The bizarreness with Chris continued. He was sitting between Lorne and Molly Shannon and he leapt up to do the moshing part of “Break Time.” He jumped around and shook his head violently. So far so good. But while Chris was shaking his head, a giant, bloody booger came flying out of his nose and landed right in front of Molly.
“Ewwww!” she gasped loudly.
Without missing a beat though, Chris, still violently shaking his head, swiped a hand down across the bloody chunk and put it in his pocket, like it was a quarter or something. Colin Quinn had been laughing his ass off, and when he saw that he froze like a cartoon. Chris finished the sketch and acted as if nothing out of the ordinary had happened.
To this day, to me, it was all very confusing. Here we have an extremely talented, funny, beloved guy surrounded by hookers and drugs, who has giant bloody boogers rumbling out of his nose and is sweaty and twitching 24/7. Where are his people? Who is watching him? Who is supposed to be helping him? Nobody apparently. Though there was no shortage of enablers and hangers-on making sure they partied with Chris.

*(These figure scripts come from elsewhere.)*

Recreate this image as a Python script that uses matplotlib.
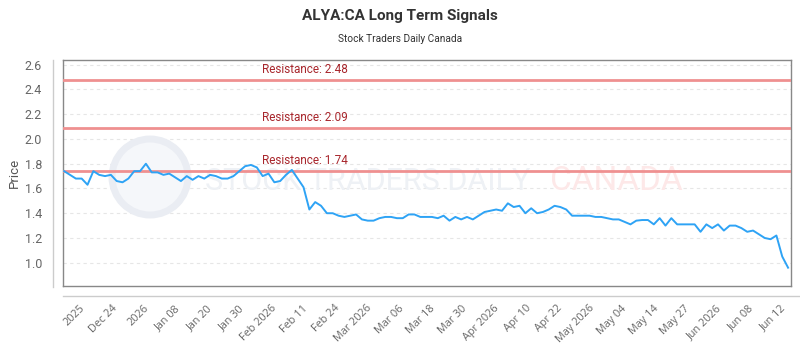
import numpy as np
import matplotlib
matplotlib.use('Agg')
import matplotlib.pyplot as plt
import matplotlib.transforms as mtransforms
from matplotlib.lines import Line2D
from matplotlib.patches import Circle

# prix
price = [1.74, 1.71, 1.68, 1.68, 1.63, 1.74, 1.71, 1.70, 1.71, 1.66,
         1.65, 1.68, 1.74, 1.74, 1.80, 1.73, 1.73, 1.71, 1.72, 1.69,
         1.66, 1.70, 1.67, 1.70, 1.68, 1.71, 1.70, 1.68, 1.68, 1.70,
         1.74, 1.78, 1.79, 1.77, 1.70, 1.72, 1.65, 1.66, 1.71, 1.75,
         1.68, 1.61, 1.43, 1.49, 1.46, 1.40, 1.40, 1.38, 1.37, 1.38,
         1.39, 1.35, 1.34, 1.34, 1.36, 1.37, 1.37, 1.36, 1.36, 1.39,
         1.39, 1.37, 1.37, 1.37, 1.36, 1.38, 1.34, 1.37, 1.35, 1.37,
         1.35, 1.38, 1.41, 1.42, 1.43, 1.42, 1.48, 1.45, 1.46, 1.40,
         1.44, 1.40, 1.41, 1.43, 1.46, 1.45, 1.43, 1.38, 1.38, 1.38,
         1.38, 1.37, 1.37, 1.36, 1.35, 1.35, 1.33, 1.31, 1.34, 1.345,
         1.345, 1.31, 1.36, 1.30, 1.36, 1.31, 1.31, 1.31, 1.31, 1.25,
         1.31, 1.28, 1.31, 1.26, 1.30, 1.30, 1.28, 1.25, 1.26, 1.23,
         1.20, 1.19, 1.22, 1.05, 0.96]

tick_labels = ["2025", "Dec 24", "2026", "Jan 08", "Jan 20", "Jan 30",
               "Feb 2026", "Feb 11", "Feb 24", "Mar 2026", "Mar 06", "Mar 18",
               "Mar 30", "Apr 2026", "Apr 10", "Apr 22", "May 2026", "May 04",
               "May 14", "May 27", "Jun 2026", "Jun 08", "Jun 12"]

resistances = [2.48, 2.09, 1.74]
yticks = [1.0, 1.2, 1.4, 1.6, 1.8, 2.0, 2.2, 2.4, 2.6]

narrow = ['Roboto', 'DejaVu Sans']

W, H = 800, 350
fig = plt.figure(figsize=(8, 3.5), dpi=100)
ax = fig.add_axes([63/W, 1-286/H, 728/W, 226/H])

x = np.arange(len(price))
ax.plot(x, price, color='#2ea3f5', lw=1.4, zorder=5)
ax.set_xlim(-0.2, len(price) - 0.5)
ax.set_ylim(0.812, 2.638)

# lignes de résistance
trans = mtransforms.blended_transform_factory(ax.transAxes, ax.transData)
for r in resistances:
    ax.axhline(r, color='#ef9090', lw=2, zorder=4)
    ax.text(0.273, r + 0.03, 'Resistance: %.2f' % r, transform=trans,
            color='#a8262c', fontsize=8.5, family=narrow, va='bottom', zorder=6)

ax.set_yticks(yticks)
ax.set_yticklabels(['%.1f' % v for v in yticks], family=narrow)
ax.grid(axis='y', color='#e6e6e6', ls=(0, (3, 3)), lw=0.8)
ax.set_axisbelow(True)
ax.tick_params(axis='y', length=0, pad=15, labelsize=9, labelcolor='#666666')

ax.set_xticks(np.linspace(3.3, 123.3, len(tick_labels)))
ax.set_xticklabels(tick_labels, rotation=45, ha='right', va='center',
                   rotation_mode='anchor', family='Open Sans')
ax.tick_params(axis='x', length=0, pad=15, labelsize=7.8, labelcolor='#666666')

for s in ax.spines.values():
    s.set_color('#888888')
    s.set_linewidth(1)

ax.set_ylabel('Price', fontsize=9.5, color='#555555', family=narrow, labelpad=3)

# lignes d'axe décalées
fig.add_artist(Line2D([53/W, 53/W], [1-60/H, 1-287/H], color='#cccccc', lw=1))
fig.add_artist(Line2D([63/W, 800/W], [1-296/H, 1-296/H], color='#cccccc', lw=1))

# filigrane (coordonnées en pixels)
pix = mtransforms.IdentityTransform()
ax.add_patch(Circle((150, H-177), 38, transform=pix, facecolor='#f5f7fa',
                    edgecolor='#eaedf3', lw=5, zorder=1, clip_on=False))
ax.text(205/W, 1-181/H, 'STOCK TRADERS DAILY', fontsize=22, family=narrow,
        color='#eef1f5', va='center', ha='left', zorder=1,
        transform=fig.transFigure)
ax.text(550/W, 1-181/H, 'CANADA', fontsize=24, family=narrow,
        color='#fde8e8', va='center', ha='left', zorder=1,
        transform=fig.transFigure)

fig.text(0.5, 1-16/H, 'ALYA:CA Long Term Signals', ha='center', va='center',
         fontsize=11, fontweight='bold', color='#333333', family=narrow)
fig.text(0.5, 1-39/H, 'Stock Traders Daily Canada', ha='center', va='center',
         fontsize=7.3, color='#333333', family=narrow)

fig.savefig('out.png', dpi=100)
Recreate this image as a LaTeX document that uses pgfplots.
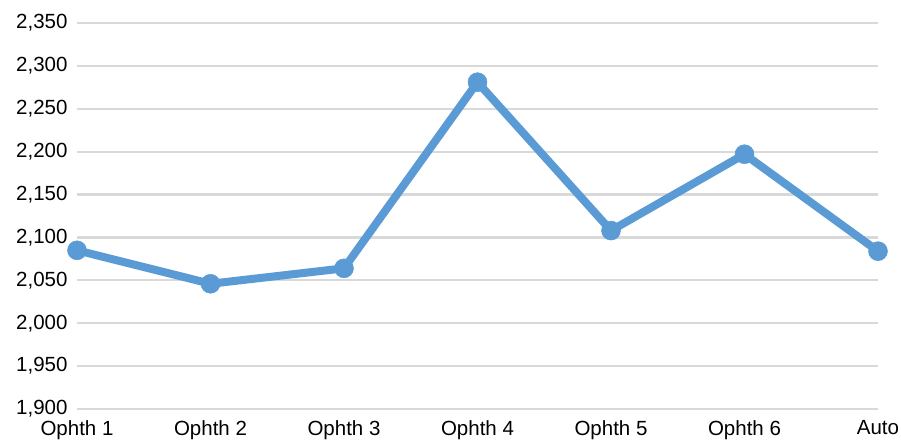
\documentclass[border=0pt]{standalone}
\usepackage{fontspec}
\setmainfont{Liberation Sans}
\usepackage{pgfplots}
\pgfplotsset{compat=1.18}
\definecolor{lineblue}{HTML}{5B9BD5}
\definecolor{gridgray}{HTML}{D9D9D9}
\begin{document}
\begin{tikzpicture}
\path[use as bounding box] (0,0) rectangle (901pt,443pt);
\begin{axis}[
  at={(77pt,34pt)}, anchor=south west,
  scale only axis, width=801pt, height=386pt,
  xmin=0, xmax=6, ymin=1900, ymax=2350,
  ytick={1900,1950,...,2350},
  xtick={0,...,6},
  xticklabels={Ophth 1,Ophth 2,Ophth 3,Ophth 4,Ophth 5,Ophth 6,Auto},
  axis line style={draw=none},
  major tick length=0pt,
  ymajorgrids, grid style={gridgray, line width=2.2pt},
  /pgf/number format/assume math mode=true,
  /pgf/number format/1000 sep={,},
  tick label style={font=\fontsize{20.5}{22}\selectfont, text=black},
  yticklabel style={xshift=-6pt},
  xticklabel style={yshift=-8pt},
  clip=false,
]
\addplot[lineblue, line width=8pt, mark=*, mark size=9.5pt,
  mark options={fill=lineblue, draw=lineblue, line width=0.5pt}]
  coordinates {(0,2085) (1,2046) (2,2064) (3,2281) (4,2108) (5,2197) (6,2084)};
\end{axis}
\end{tikzpicture}
\end{document}
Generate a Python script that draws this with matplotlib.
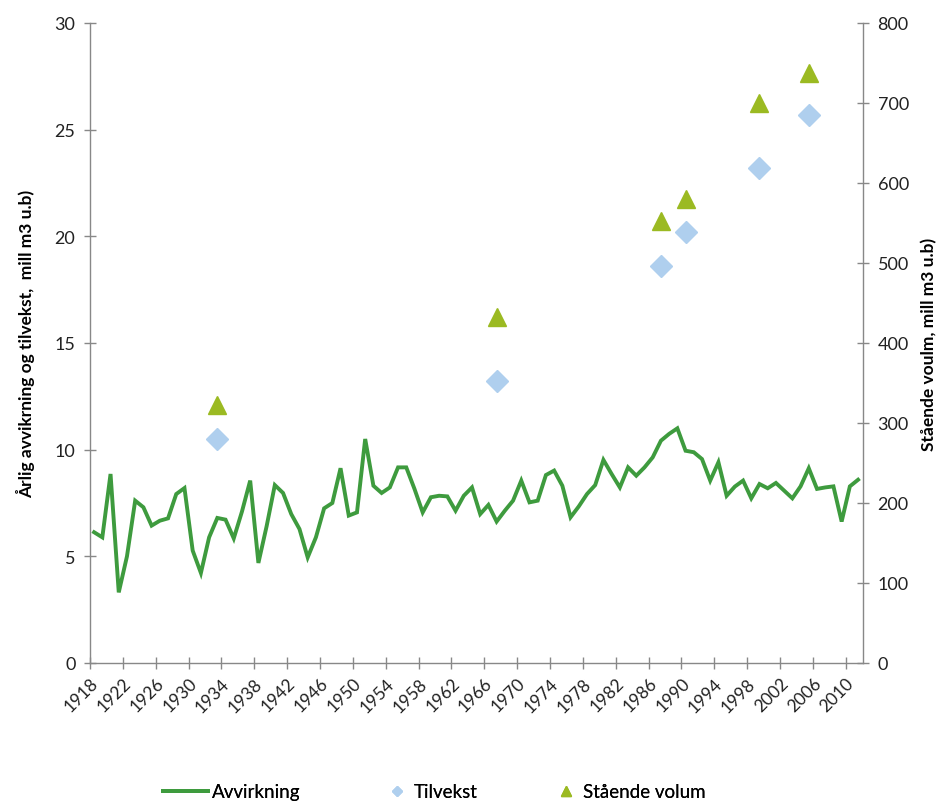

Throughout it all, my wife kept telling me to pray for him. And I did, over and over. I was confused and bummed out. I’d started out thinking, “Wow. Chris Farley. It would be awesome to do movies together one day,” but ended up thinking, “Keep this guy away from me! He’s possessed!” On Thursday night I went home for a little bit to be with my wife and a friend. The phone rang. It was very late. No call that late is ever good. It’s always a stomach sinker.